*What the exercise asks*: Write out all of the records precisely. Skip anything that is a picture.

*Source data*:

· · ·

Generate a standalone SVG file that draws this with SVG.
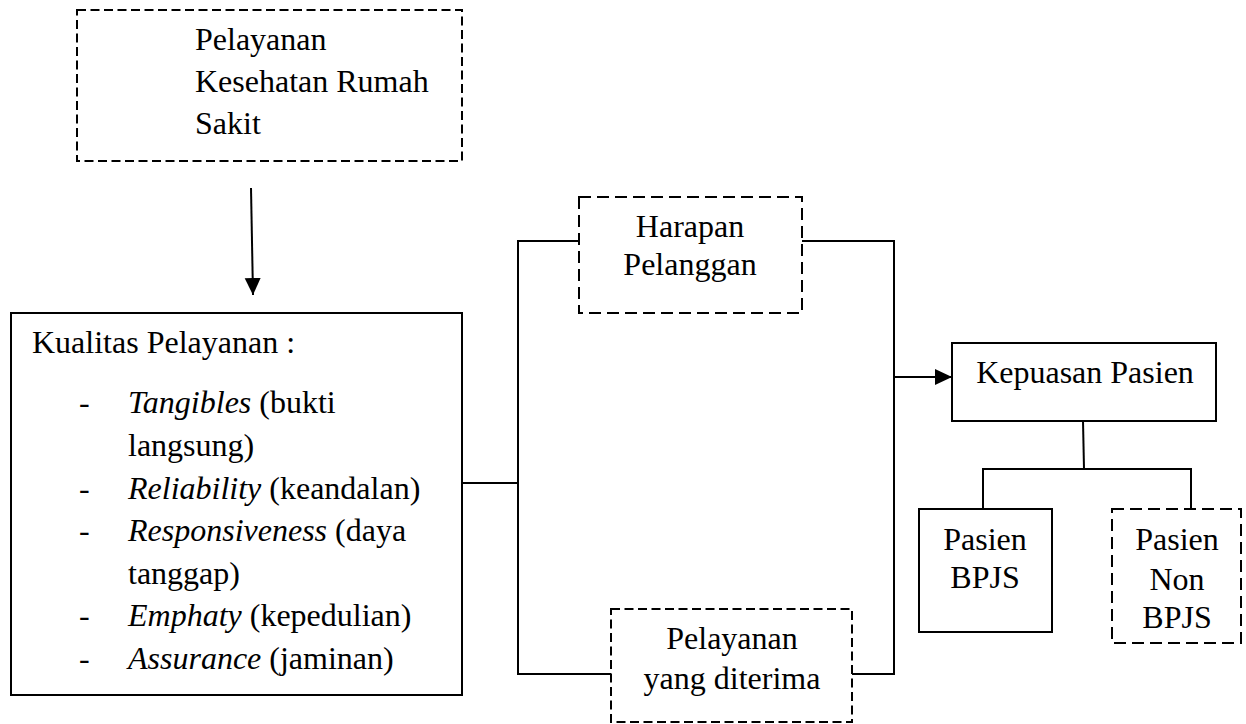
<svg xmlns="http://www.w3.org/2000/svg" width="1246" height="724" viewBox="0 0 1246 724">
<style>
  .box { fill: #ffffff; stroke: #000000; stroke-width: 2; }
  .dashA { stroke-dasharray: 9 4.5; }
  .dashB { stroke-dasharray: 12 6; }
  .t { font-family: "Liberation Serif", "Times New Roman", serif; font-size: 32px; fill: #000000; }
  .c { text-anchor: middle; }
  .i { font-style: italic; }
  .ln { fill: none; stroke: #000000; stroke-width: 2; }
</style>
<defs>
  <marker id="ah" markerUnits="userSpaceOnUse" markerWidth="17" markerHeight="17" viewBox="0 0 17 16" refX="17" refY="8" orient="auto">
    <path d="M0,0 L17,8 L0,16 Z" fill="#000000"/>
  </marker>
</defs>
<rect width="1246" height="724" fill="#ffffff"/>

<g id="connectors">
  <line class="ln" x1="251" y1="188" x2="253" y2="295" marker-end="url(#ah)"/>
  <line class="ln" x1="462" y1="483" x2="518" y2="483"/>
  <polyline class="ln" points="579,241 518,241 518,674 611,674"/>
  <polyline class="ln" points="802,241 894,241 894,674 852,674"/>
  <line class="ln" x1="894" y1="377" x2="952" y2="377" marker-end="url(#ah)"/>
  <line class="ln" x1="1083" y1="421" x2="1084" y2="469"/>
  <polyline class="ln" points="983,509 983,469 1191,469 1191,509"/>
</g>

<g id="node-pelayanan-kesehatan">
  <rect class="box dashA" x="77" y="10" width="385" height="151"/>
  <text class="t" x="195" y="50">Pelayanan</text>
  <text class="t" x="195" y="92">Kesehatan Rumah</text>
  <text class="t" x="195" y="134">Sakit</text>
</g>

<g id="node-kualitas-pelayanan">
  <rect class="box" x="11" y="313" width="451" height="382"/>
  <text class="t" x="32" y="353">Kualitas Pelayanan :</text>
  <text class="t" x="79" y="413">-</text>
  <text class="t" x="128" y="413"><tspan class="i">Tangibles</tspan> (bukti</text>
  <text class="t" x="128" y="456">langsung)</text>
  <text class="t" x="79" y="499">-</text>
  <text class="t" x="128" y="499"><tspan class="i">Reliability</tspan> (keandalan)</text>
  <text class="t" x="79" y="541">-</text>
  <text class="t" x="128" y="541"><tspan class="i">Responsiveness</tspan> (daya</text>
  <text class="t" x="128" y="584">tanggap)</text>
  <text class="t" x="79" y="626">-</text>
  <text class="t" x="128" y="626"><tspan class="i">Emphaty</tspan> (kepedulian)</text>
  <text class="t" x="79" y="669">-</text>
  <text class="t" x="128" y="669"><tspan class="i">Assurance</tspan> (jaminan)</text>
</g>

<g id="node-harapan-pelanggan">
  <rect class="box dashB" x="579" y="197" width="223" height="116"/>
  <text class="t c" x="690" y="237">Harapan</text>
  <text class="t c" x="690" y="275">Pelanggan</text>
</g>

<g id="node-pelayanan-diterima">
  <rect class="box dashA" x="611" y="609" width="241" height="113"/>
  <text class="t c" x="732" y="649">Pelayanan</text>
  <text class="t c" x="732" y="689">yang diterima</text>
</g>

<g id="node-kepuasan-pasien">
  <rect class="box" x="952" y="343" width="264" height="78"/>
  <text class="t c" x="1085" y="383">Kepuasan Pasien</text>
</g>

<g id="node-pasien-bpjs">
  <rect class="box" x="919" y="509" width="133" height="123"/>
  <text class="t c" x="985" y="550">Pasien</text>
  <text class="t c" x="985" y="588">BPJS</text>
</g>

<g id="node-pasien-non-bpjs">
  <rect class="box dashB" x="1112" y="509" width="129" height="134"/>
  <text class="t c" x="1177" y="550">Pasien</text>
  <text class="t c" x="1177" y="590">Non</text>
  <text class="t c" x="1177" y="628">BPJS</text>
</g>
</svg>
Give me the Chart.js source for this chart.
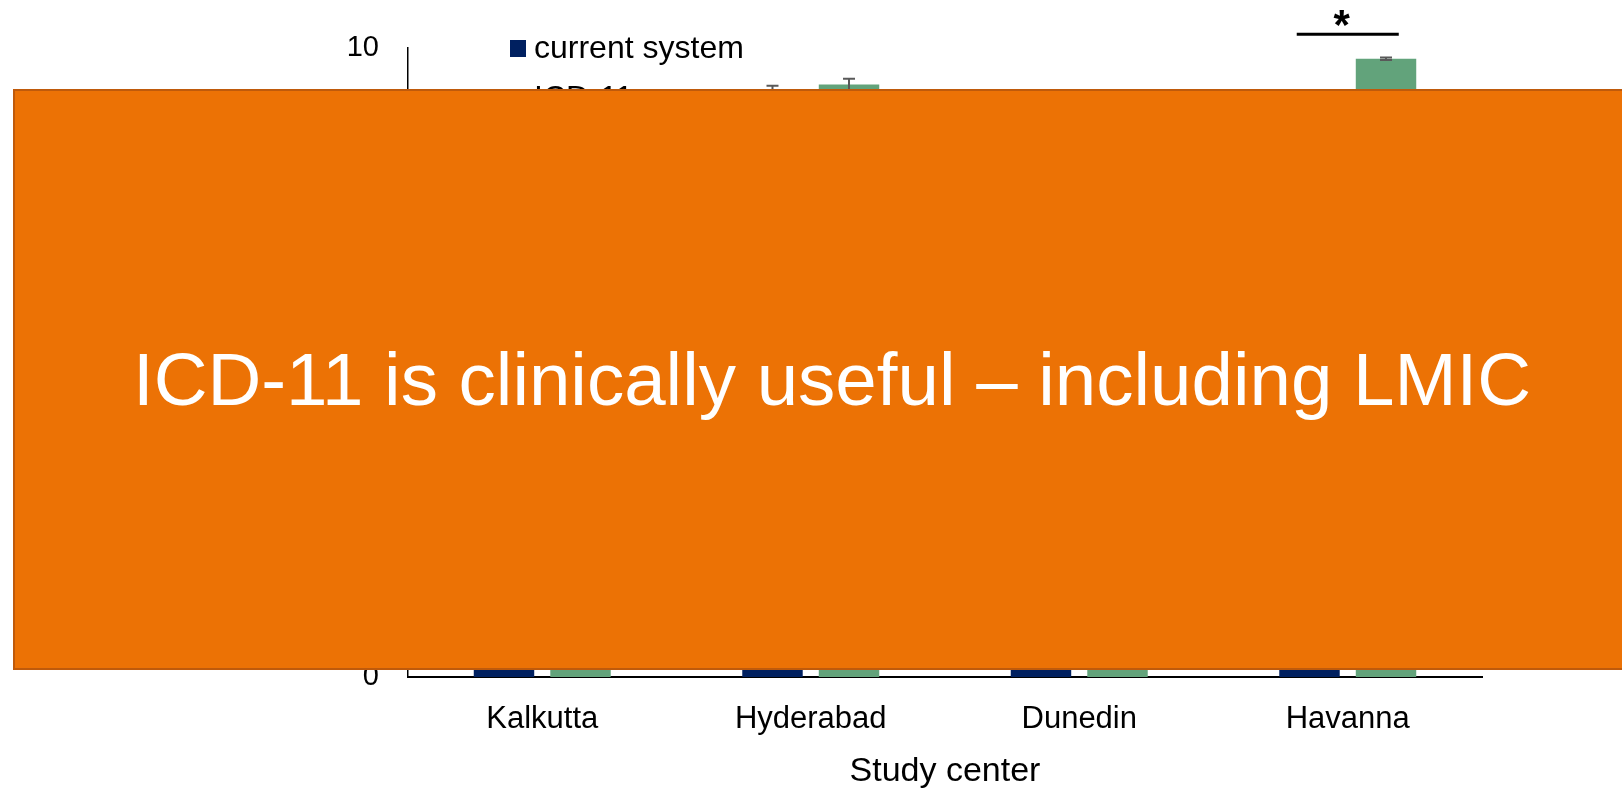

· · ·

*Reply to the task*:
Generate a standalone SVG file that draws this with SVG.
<svg xmlns="http://www.w3.org/2000/svg" width="1246" height="724" viewBox="0 0 1246 724">
<style>
  .box { fill: #ffffff; stroke: #000000; stroke-width: 2; }
  .dashA { stroke-dasharray: 9 4.5; }
  .dashB { stroke-dasharray: 12 6; }
  .t { font-family: "Liberation Serif", "Times New Roman", serif; font-size: 32px; fill: #000000; }
  .c { text-anchor: middle; }
  .i { font-style: italic; }
  .ln { fill: none; stroke: #000000; stroke-width: 2; }
</style>
<defs>
  <marker id="ah" markerUnits="userSpaceOnUse" markerWidth="17" markerHeight="17" viewBox="0 0 17 16" refX="17" refY="8" orient="auto">
    <path d="M0,0 L17,8 L0,16 Z" fill="#000000"/>
  </marker>
</defs>
<rect width="1246" height="724" fill="#ffffff"/>

<g id="connectors">
  <line class="ln" x1="251" y1="188" x2="253" y2="295" marker-end="url(#ah)"/>
  <line class="ln" x1="462" y1="483" x2="518" y2="483"/>
  <polyline class="ln" points="579,241 518,241 518,674 611,674"/>
  <polyline class="ln" points="802,241 894,241 894,674 852,674"/>
  <line class="ln" x1="894" y1="377" x2="952" y2="377" marker-end="url(#ah)"/>
  <line class="ln" x1="1083" y1="421" x2="1084" y2="469"/>
  <polyline class="ln" points="983,509 983,469 1191,469 1191,509"/>
</g>

<g id="node-pelayanan-kesehatan">
  <rect class="box dashA" x="77" y="10" width="385" height="151"/>
  <text class="t" x="195" y="50">Pelayanan</text>
  <text class="t" x="195" y="92">Kesehatan Rumah</text>
  <text class="t" x="195" y="134">Sakit</text>
</g>

<g id="node-kualitas-pelayanan">
  <rect class="box" x="11" y="313" width="451" height="382"/>
  <text class="t" x="32" y="353">Kualitas Pelayanan :</text>
  <text class="t" x="79" y="413">-</text>
  <text class="t" x="128" y="413"><tspan class="i">Tangibles</tspan> (bukti</text>
  <text class="t" x="128" y="456">langsung)</text>
  <text class="t" x="79" y="499">-</text>
  <text class="t" x="128" y="499"><tspan class="i">Reliability</tspan> (keandalan)</text>
  <text class="t" x="79" y="541">-</text>
  <text class="t" x="128" y="541"><tspan class="i">Responsiveness</tspan> (daya</text>
  <text class="t" x="128" y="584">tanggap)</text>
  <text class="t" x="79" y="626">-</text>
  <text class="t" x="128" y="626"><tspan class="i">Emphaty</tspan> (kepedulian)</text>
  <text class="t" x="79" y="669">-</text>
  <text class="t" x="128" y="669"><tspan class="i">Assurance</tspan> (jaminan)</text>
</g>

<g id="node-harapan-pelanggan">
  <rect class="box dashB" x="579" y="197" width="223" height="116"/>
  <text class="t c" x="690" y="237">Harapan</text>
  <text class="t c" x="690" y="275">Pelanggan</text>
</g>

<g id="node-pelayanan-diterima">
  <rect class="box dashA" x="611" y="609" width="241" height="113"/>
  <text class="t c" x="732" y="649">Pelayanan</text>
  <text class="t c" x="732" y="689">yang diterima</text>
</g>

<g id="node-kepuasan-pasien">
  <rect class="box" x="952" y="343" width="264" height="78"/>
  <text class="t c" x="1085" y="383">Kepuasan Pasien</text>
</g>

<g id="node-pasien-bpjs">
  <rect class="box" x="919" y="509" width="133" height="123"/>
  <text class="t c" x="985" y="550">Pasien</text>
  <text class="t c" x="985" y="588">BPJS</text>
</g>

<g id="node-pasien-non-bpjs">
  <rect class="box dashB" x="1112" y="509" width="129" height="134"/>
  <text class="t c" x="1177" y="550">Pasien</text>
  <text class="t c" x="1177" y="590">Non</text>
  <text class="t c" x="1177" y="628">BPJS</text>
</g>
</svg>
Give me the Chart.js source for this chart.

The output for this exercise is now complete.